Wednesday, December 10, 2008

Marcel Duchamp's early success as a pedlar of art, namely Brancusi's sculpture, afforded him about thirty years of independent income, which in turn provided him the time to pursue his thought and art. Gertrude Stein's independent income was afforded to her by her father's success as an industrialist. Along with her own dedicated temerity (and Alice) this income provided her the opportunity to pursue forty years of thought and writing.

For years I have tried to foster a Duchamp-like canniness, or pathetically longed for a Stein-like stipend, but mostly I've made work on the hop, so to speak, my method is based on 'stealing time'. And when circumstances amalgamate so as not even theft is possible I tend to overheat, breathe far too thinly, self-loathe and spiral downwards, sometimes taking loved ones with me. 

The Garden of Self Defence – an experiment based on self-sufficiency – is my most ambitious attempt to live, not of independent income but independent of income, not outside of an ecology, but ecologically co-dependent. I've come to realise that 100% self-sufficiency is hard-core living, and I'm not sure I'm capable of it.
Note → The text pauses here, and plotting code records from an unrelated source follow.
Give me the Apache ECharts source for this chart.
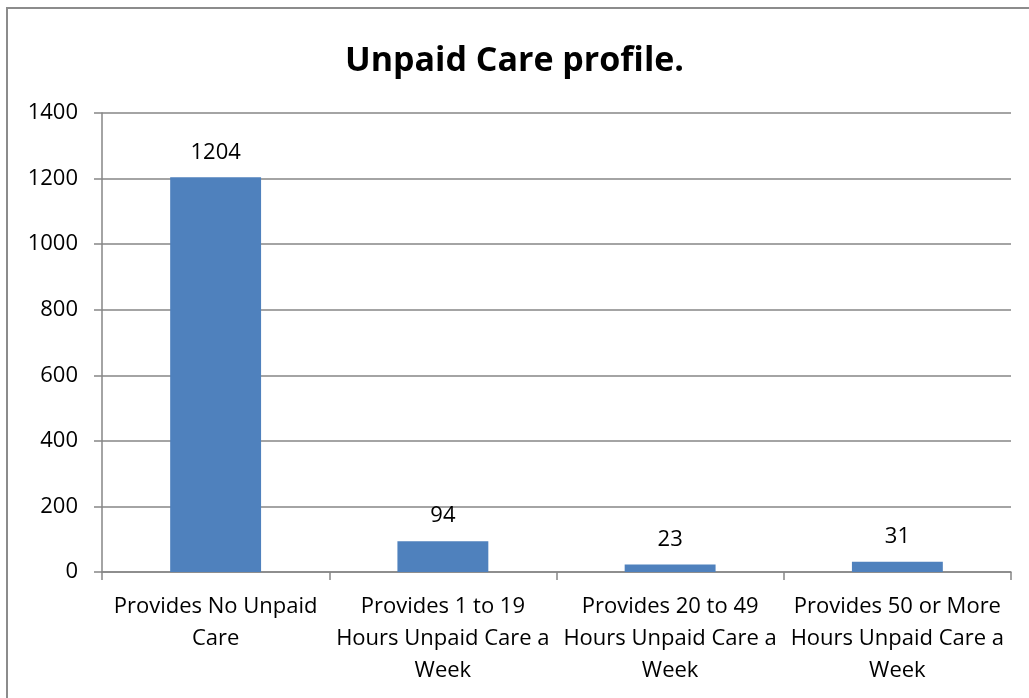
<!DOCTYPE html>
<html>
<head>
<meta charset="utf-8">
<script src="https://cdn.jsdelivr.net/npm/echarts@6/dist/echarts.min.js"></script>
<style>
  html, body { margin: 0; padding: 0; background: #fff; }
  #frame {
    position: absolute; left: 6px; top: 7px; width: 1040px; height: 720px;
    border: 2px solid #8c8c8c; box-sizing: border-box;
  }
  #chart { position: absolute; left: 0; top: 0; width: 1029px; height: 698px; }
</style>
</head>
<body>
<div id="frame"></div>
<div id="chart"></div>
<script>
  // categories and counts
  var categories = [
    'Provides No Unpaid\nCare',
    'Provides 1 to 19\nHours Unpaid Care a\nWeek',
    'Provides 20 to 49\nHours Unpaid Care a\nWeek',
    'Provides 50 or More\nHours Unpaid Care a\nWeek'
  ];
  var counts = [1204, 94, 23, 31];
  var yTicks = [0, 200, 400, 600, 800, 1000, 1200, 1400];

  var font = 'Open Sans, Noto Sans, sans-serif';
  var myChart = echarts.init(document.getElementById('chart'));
  myChart.setOption({
    animation: false,
    title: {
      text: 'Unpaid Care profile.',
      left: 'center',
      top: 39,
      textStyle: { fontFamily: font, fontSize: 34, fontWeight: 'bold', color: '#000' }
    },
    grid: { left: 102, right: 18, top: 113, bottom: 126 },
    xAxis: {
      type: 'category',
      data: categories,
      axisLine: { lineStyle: { color: '#868686', width: 1.5 } },
      axisTick: { show: true, length: 8, lineStyle: { color: '#868686', width: 1.5 } },
      axisLabel: {
        interval: 0, margin: 19, color: '#000',
        fontFamily: font, fontSize: 22, lineHeight: 32
      }
    },
    yAxis: {
      type: 'value',
      min: yTicks[0],
      max: yTicks[yTicks.length - 1],
      interval: 200,
      axisLine: { show: true, lineStyle: { color: '#868686', width: 1.5 } },
      axisTick: { show: true, length: 8, lineStyle: { color: '#868686', width: 1.5 } },
      splitLine: { lineStyle: { color: '#868686', width: 1.5 } },
      axisLabel: {
        margin: 24, color: '#000', fontFamily: font, fontSize: 22,
        formatter: function (v) { return String(v); }
      }
    },
    series: [{
      type: 'bar',
      data: counts,
      barWidth: '40%',
      itemStyle: { color: '#4F81BD' },
      label: {
        show: true, position: 'top', distance: 14,
        color: '#000', fontFamily: font, fontSize: 22
      }
    }]
  });
  window.addEventListener('resize', function () { myChart.resize(); });
</script>
</body>
</html>
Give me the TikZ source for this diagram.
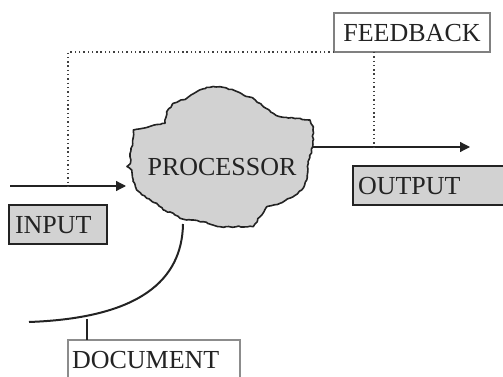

However, I think 70-80% food, water and energy self-generation is possible, and I'm determined to find out whether this will provide a post-industrial income. 

Maintaining this life (a 'lifestyle' is a mediated perversion of capitalism), using permaculture and referring to indigenous intelligence, may result in permapoesis – a term I've developed to define a practice of sustainable meaning-making – but I'm not sure, so the GOSD remains an experiment of life founded on giving time, rather than stealing it.